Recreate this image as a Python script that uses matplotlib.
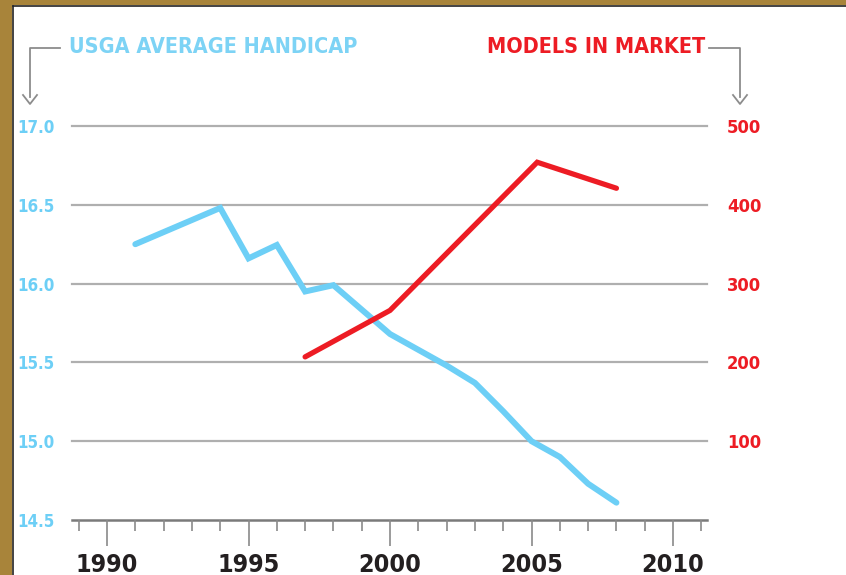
import matplotlib
matplotlib.use("Agg")
import matplotlib.pyplot as plt
from matplotlib.patches import Rectangle
from matplotlib.lines import Line2D

# ---- data ----
hc_years = [1991, 1994, 1995, 1996, 1997, 1998, 1999, 2000, 2001, 2002, 2003, 2004, 2005, 2006, 2007, 2008]
handicap = [16.25, 16.48, 16.16, 16.245, 15.95, 15.99, 15.835, 15.68, 15.58, 15.48, 15.37, 15.19, 15.0, 14.9, 14.73, 14.61]
model_years = [1997, 2000, 2005.2, 2008]
models = [207, 266, 454, 421]
left_ticks = [14.5, 15.0, 15.5, 16.0, 16.5, 17.0]
left_labels = ["14.5", "15.0", "15.5", "16.0", "16.5", "17.0"]
right_ticks = [100, 200, 300, 400, 500]
right_labels = ["100", "200", "300", "400", "500"]
year_ticks = [1990, 1995, 2000, 2005, 2010]
year_labels = ["1990", "1995", "2000", "2005", "2010"]

BLUE = "#6DCFF6"
RED = "#ED1C24"
GRID = "#AFAFAF"
DARK = "#231F20"
FONT = ["DejaVu Sans"]
STRETCH = "condensed"

W, H = 846, 575
fig = plt.figure(figsize=(W / 100, H / 100), dpi=100)
fig.patch.set_facecolor("white")

def fx(px):
    return px / W

def fy(py):
    return 1 - py / H

# axes: x 71.8..707 px, y 126..520 px
ax = fig.add_axes([fx(71.8), fy(520), fx(707) - fx(71.8), fy(126) - fy(520)])
ax.set_xlim(1988.756, 2011.2)
ax.set_ylim(14.5, 17.0)
ax.patch.set_alpha(0)
for s in ax.spines.values():
    s.set_visible(False)

# gridlines
for v in left_ticks[1:]:
    ax.axhline(v, color=GRID, lw=1.6, zorder=1, clip_on=False)
ax.axhline(14.5, color="#7A7A7A", lw=1.8, zorder=1, clip_on=False)

# x ticks
ax.set_xticks(year_ticks)
ax.set_xticklabels(year_labels, fontsize=18, fontweight="bold", color=DARK,
                   family=FONT, fontstretch=STRETCH)
ax.set_xticks(list(range(1989, 2012)), minor=True)
ax.tick_params(axis="x", which="major", length=18.5, width=1.2, color="#8A8A8A", pad=5)
ax.tick_params(axis="x", which="minor", length=8, width=1.2, color="#8A8A8A")

# left y ticks
ax.set_yticks(left_ticks)
ax.set_yticklabels(left_labels, fontsize=12.2, fontweight="bold", color=BLUE,
                   family=FONT, fontstretch=STRETCH)
for t in ax.get_yticklabels():
    t.set_horizontalalignment("left")
ax.tick_params(axis="y", length=0, pad=39.5)

# handicap line
ax.plot(hc_years, handicap, color=BLUE, lw=4.3, solid_capstyle="round",
        solid_joinstyle="miter", zorder=3, clip_on=False)

# right axis
ax2 = ax.twinx()
ax2.set_ylim(0, 500)
for s in ax2.spines.values():
    s.set_visible(False)
ax2.set_yticks(right_ticks)
ax2.set_yticklabels(right_labels, fontsize=13.2, fontweight="bold", color=RED,
                    family=FONT, fontstretch=STRETCH)
for t in ax2.get_yticklabels():
    t.set_horizontalalignment("right")
ax2.tick_params(axis="y", length=0, pad=39)
ax2.plot(model_years, models, color=RED, lw=3.8, solid_capstyle="round",
         solid_joinstyle="miter", zorder=3, clip_on=False)

# headers
fig.text(fx(69), fy(47), "USGA AVERAGE HANDICAP", color="#7DD3F5", fontsize=15.5,
         fontweight="bold", family=FONT, fontstretch=STRETCH, ha="left", va="center")
fig.text(fx(705), fy(47), "MODELS IN MARKET", color=RED, fontsize=15.5,
         fontweight="bold", family=FONT, fontstretch=STRETCH, ha="right", va="center")

# bracket arrows
ARR = "#8C8C8C"
for (x0, x1) in [(60, 30), (709, 740)]:
    fig.add_artist(Line2D([fx(x0), fx(x1), fx(x1)], [fy(48), fy(48), fy(97)],
                          color=ARR, lw=1.3, transform=fig.transFigure))
    fig.add_artist(Line2D([fx(x1 - 7), fx(x1), fx(x1 + 7)], [fy(95), fy(104), fy(95)],
                          color=ARR, lw=1.3, transform=fig.transFigure))

# border (gold frame)
GOLD = "#A8843A"
fig.add_artist(Rectangle((0, 0), fx(12), 1, transform=fig.transFigure,
                         facecolor=GOLD, edgecolor="none", zorder=10))
fig.add_artist(Rectangle((0, fy(5)), 1, 1 - fy(5), transform=fig.transFigure,
                         facecolor=GOLD, edgecolor="none", zorder=10))
fig.add_artist(Line2D([fx(12.5), fx(12.5)], [0, fy(5.5)], color="#222222", lw=1.2,
                      transform=fig.transFigure, zorder=11))
fig.add_artist(Line2D([fx(12.5), 1], [fy(5.5), fy(5.5)], color="#222222", lw=1.2,
                      transform=fig.transFigure, zorder=11))

fig.savefig("out.png", dpi=100)
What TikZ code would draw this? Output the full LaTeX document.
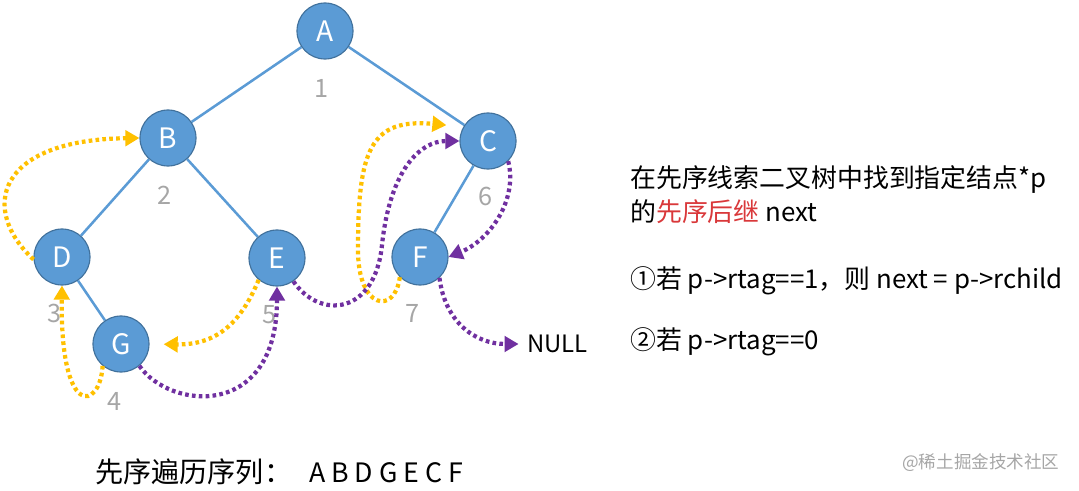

What you are asked to do: Without any pictures, reproduce the lines from the first one in the material through the line that has "from matplotlib.lines import Line2D", exactly as they appear.

Written answer:
Recreate this image as a Python script that uses matplotlib.
import matplotlib
matplotlib.use("Agg")
import matplotlib.pyplot as plt
from matplotlib.patches import Rectangle
from matplotlib.lines import Line2D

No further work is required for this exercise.